Visitors will be greeted at the NABC with a new gift shop that has doubled in size. “We have close to a hundred unique ambassador bear items now,” he said.
A new exhibit highlighting 50 years of bear research by Dr. Lynn Rogers is set to open this spring at the Bear Center. “The reason behind this new addition to the NABC is that it puts validity in all the research that is here,” Edgett said. “The entire body of study work highlighted here was initiated by Dr. Rogers, and this whole place, opened in 2007, is an outgrowth of his work.”
A grand-opening event for the Rogers exhibit is set for July 19-21, during the tenth anniversary of the Lily Pad Picnic that celebrates the first-ever webcam-viewed birth of a bear cub. “We have fans from all over the world that watched that event and come here to celebrate year after year,” he said.

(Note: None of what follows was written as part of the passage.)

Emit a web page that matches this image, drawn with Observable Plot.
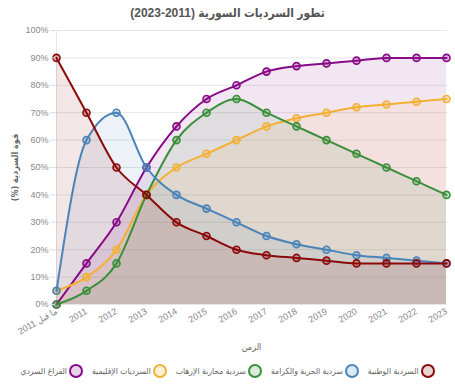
<!DOCTYPE html>
<html>
<head>
<meta charset="utf-8">
<script src="https://cdn.jsdelivr.net/npm/d3@7"></script>
<script src="https://cdn.jsdelivr.net/npm/@observablehq/plot@0.6"></script>
<style>
  html, body { margin: 0; padding: 0; background: #fff; }
  body { width: 455px; height: 385px; overflow: hidden; font-family: "Liberation Sans", "DejaVu Sans", Arial, sans-serif; }
  #title { height: 24px; line-height: 26px; text-align: center; font-weight: bold; font-size: 12px; color: #555;
           font-family: "Liberation Sans", "DejaVu Sans Condensed", "DejaVu Sans", sans-serif; font-stretch: condensed; }
  #chart svg { display: block; }
  #legend { display: flex; justify-content: center; align-items: center; gap: 9px; margin-top: 4px; font-size: 8.5px; color: #666;
            font-family: "DejaVu Sans Condensed", "DejaVu Sans", sans-serif; font-stretch: condensed; white-space: nowrap; }
  .item { display: flex; align-items: center; gap: 2px; }
  .sw { width: 10px; height: 10px; border-radius: 50%; border: 2px solid; }
</style>
</head>
<body>
<div id="title" dir="rtl"></div>
<div id="chart"></div>
<div id="legend" dir="rtl"></div>
<script>
const titleText = "تطور السرديات السورية (2011-2023)";
const xTitle = "الزمن";
const yTitle = "قوة السردية (%)";
const categories = ["ما قبل 2011", "2011", "2012", "2013", "2014", "2015", "2016", "2017", "2018", "2019", "2020", "2021", "2022", "2023"];
const yTicks = [0, 10, 20, 30, 40, 50, 60, 70, 80, 90, 100];

const seriesNames = ["السردية الوطنية", "سردية الحرية والكرامة", "سردية محاربة الإرهاب", "السرديات الإقليمية", "الفراغ السردي"];
const seriesColors = ["#8b0a0a", "#4a84b8", "#3a8f3a", "#f2b134", "#870a87"];

const nationalValues   = [90, 70, 50, 40, 30, 25, 20, 18, 17, 16, 15, 15, 15, 15];
const freedomValues    = [5, 60, 70, 50, 40, 35, 30, 25, 22, 20, 18, 17, 16, 15];
const terrorismValues  = [0, 5, 15, 40, 60, 70, 75, 70, 65, 60, 55, 50, 45, 40];
const regionalValues   = [5, 10, 20, 40, 50, 55, 60, 65, 68, 70, 72, 73, 74, 75];
const vacuumValues     = [0, 15, 30, 50, 65, 75, 80, 85, 87, 88, 89, 90, 90, 90];

const allValues = [nationalValues, freedomValues, terrorismValues, regionalValues, vacuumValues];

document.getElementById("title").textContent = titleText;

const RLI = "\u2067", PDI = "\u2069";
const arabicFont = "\"DejaVu Sans Condensed\", \"DejaVu Sans\", sans-serif";

// drawing order: last series first so the first series sits on top
const order = [4, 3, 2, 1, 0];
const marks = [
  Plot.gridY(yTicks, {stroke: "#e6e6e6", strokeOpacity: 1}),
  Plot.ruleX([categories[0]], {stroke: "#e6e6e6"})
];
for (const i of order) {
  const data = categories.map((c, j) => ({x: c, y: allValues[i][j]}));
  marks.push(Plot.areaY(data, {x: "x", y: "y", fill: seriesColors[i], fillOpacity: 0.1, curve: "monotone-x"}));
}
for (const i of order) {
  const data = categories.map((c, j) => ({x: c, y: allValues[i][j]}));
  marks.push(Plot.lineY(data, {x: "x", y: "y", stroke: seriesColors[i], strokeWidth: 2, curve: "monotone-x"}));
  marks.push(Plot.dot(data, {x: "x", y: "y", r: 3.5, stroke: seriesColors[i], strokeWidth: 1.6, fill: seriesColors[i], fillOpacity: 0.3}));
}
marks.push(Plot.axisY({ticks: yTicks, tickFormat: d => d + "%", tickSize: 5, stroke: "#dddddd", fill: "#888", tickPadding: 2, label: null}));
marks.push(Plot.axisY({ticks: [], tickSize: 0, fill: "#666", label: RLI + yTitle + PDI, labelAnchor: "center", labelOffset: 44,
  labelArrow: "none", fontWeight: "bold", fontFamily: arabicFont}));
marks.push(Plot.axisX({tickRotate: -30, tickSize: 0, tickPadding: 6, fill: "#888", tickFormat: d => RLI + d + PDI, label: null}));
marks.push(Plot.axisX({ticks: [], tickSize: 0, fill: "#666", label: xTitle, labelAnchor: "center", labelOffset: 45,
  labelArrow: "none", fontFamily: arabicFont}));

const chart = Plot.plot({
  width: 455,
  height: 336,
  marginLeft: 55,
  marginRight: 8,
  marginTop: 6,
  marginBottom: 56,
  style: {fontSize: "9px", fontFamily: "\"Liberation Sans\", \"DejaVu Sans Condensed\", \"DejaVu Sans\", Arial, sans-serif", color: "#666", background: "#fff"},
  x: {type: "point", domain: categories, padding: 0},
  y: {domain: [0, 100]},
  marks
});
document.getElementById("chart").appendChild(chart);

const legend = document.getElementById("legend");
seriesNames.forEach((name, i) => {
  const item = document.createElement("div");
  item.className = "item";
  const sw = document.createElement("span");
  sw.className = "sw";
  sw.style.borderColor = seriesColors[i];
  sw.style.background = d3.color(seriesColors[i]).copy({opacity: 0.18}).formatRgb();
  const t = document.createElement("span");
  t.textContent = name;
  item.appendChild(sw);
  item.appendChild(t);
  legend.appendChild(item);
});
</script>
</body>
</html>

The grand-opening and expanded picnic will be held at the NABC, located on Hwy. 169 just west of Ely, and will include many special events, including live music, food trucks, silent auction, and special programs. “This will be a huge event for us,” Edgett said.
The centerpiece of the latest growth project has been the completion of the Cub Room, a children’s education and play area that has been under construction for the past two years at the Bear Center.
Cub Room visitors are greeted by a large white pine tree trunk in the center of the room, modeled after a local tree that was struck by lightning. “They molded that trunk and made a model for us,” Edgett said. “Lynn (Rogers) thought it was real. Check out the mom and cubs in the canopy.”
“The cool thing is that the Cub Room was all put together by donations, particularly from the Give to the Max Day,” he said. The project cost about $150,000 and was completed by Antlers by Klaus, a Wisconsin company who also worked on the Four Seasons and Camping with Bears displays at the NABC.
“The Cub Room allows our little visitors to have fun while learning about bears and wildlife,” Edgett said. “A reading area, interactive bear den cave, and hi-def audio-visual capability, all in a forest setting, focuses on the cub-mother interaction. It is a very realistic area. Even the floor is made of special material to make it feel like you are walking on a forest floor. It turned out fantastic with the space we had to work in.”
When the center’s ambassador bears wake in the spring, they’ll soon have a new pond area, thanks to Ely’s Low Impact Excavators and a $50,000 project to expand that area. “We will get working on that as soon as the frost is gone and they can start digging. That should be open this spring,” Edgett said. “Our four ambassador bears, Ted, Lucky, Holly and Tasha will enjoy a new, deeper pond, and our visitors will be able to watch them as they take a dip.”
New programming is also in the works for 2019. Monarch butterfly tagging and releasing will be initiated by Spencer Peter and should be a popular part of the student education programming.
New and improved trail cams are already up and running. “We have seen many animal footprints in the snow,” Peter said. “And there are lots of bucks in the area.” The nature trails around the Bear Center will also be expanded and improved this spring, Edgett said.
“And future expansion calls for a larger enclosure for the ambassador bears as we grow our acreage.”